I just published VTPL - a library that combines text search and vector search into one index structure, eliminating the need for separate indexes and a merge step.

The core idea

Traditional hybrid search queries two indexes (inverted index + HNSW graph) and merges results. VTPL embeds PQ-compressed vectors directly inside posting list entries:
Traditional: trigram "con" → [doc_1, doc_7, doc_42] VTPL: trigram "con" → [(doc_1, pq₁), (doc_7, pq₇), (doc_42, pq₄₂)] └── 32-byte PQ-compressed embedding

One pass over the posting lists gives you both pattern match scores and semantic similarity scores simultaneously.
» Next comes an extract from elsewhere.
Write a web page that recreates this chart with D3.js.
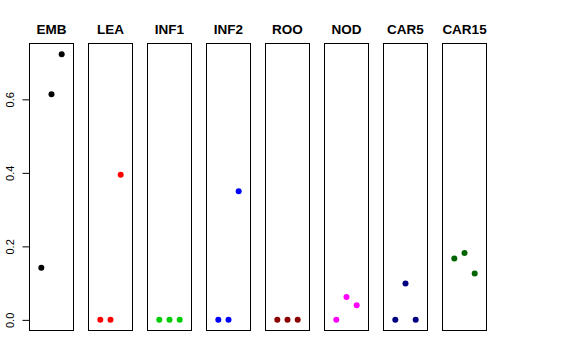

Benchmarks (real data: AG News + MiniLM-L6-v2, 384-dim)

Query speed at 10k documents:

  • Fused (text + vector): 1.9 ms
  • Text-only: 1.6 ms
  • Vector-only scan: 7.8 ms

Parallel indexing (rayon + AtomicU32):

  • 10k docs: 352 ms parallel vs 706 ms sequential (2x)

Smart 3-level cache (steady state):

  • Trigram: 95% hit rate
  • Word: 95% hit rate
  • Semantic: 91% hit rate

The cache works on overlapping queries, not just identical ones - "concurrent hash" and "concurrent programming" share cached trigram posting list scans.

Architecture highlights

  • VtplEntry is #[repr(C)] / 36 bytes for cache-friendly scans
  • Asymmetric distance tables: 32 table lookups per candidate, zero float multiplies at query time
  • ParallelBuilder uses rayon + DashMap + AtomicU32 for lock-free parallel indexing
  • CachedIndex uses Arc-backed entries with parking_lot::RwLock and confidence-based eviction

Links

Would love feedback on the approach, especially from anyone working on search or IR systems. The fused scoring currently uses a simple linear combination - curious if anyone has ideas for better fusion strategies.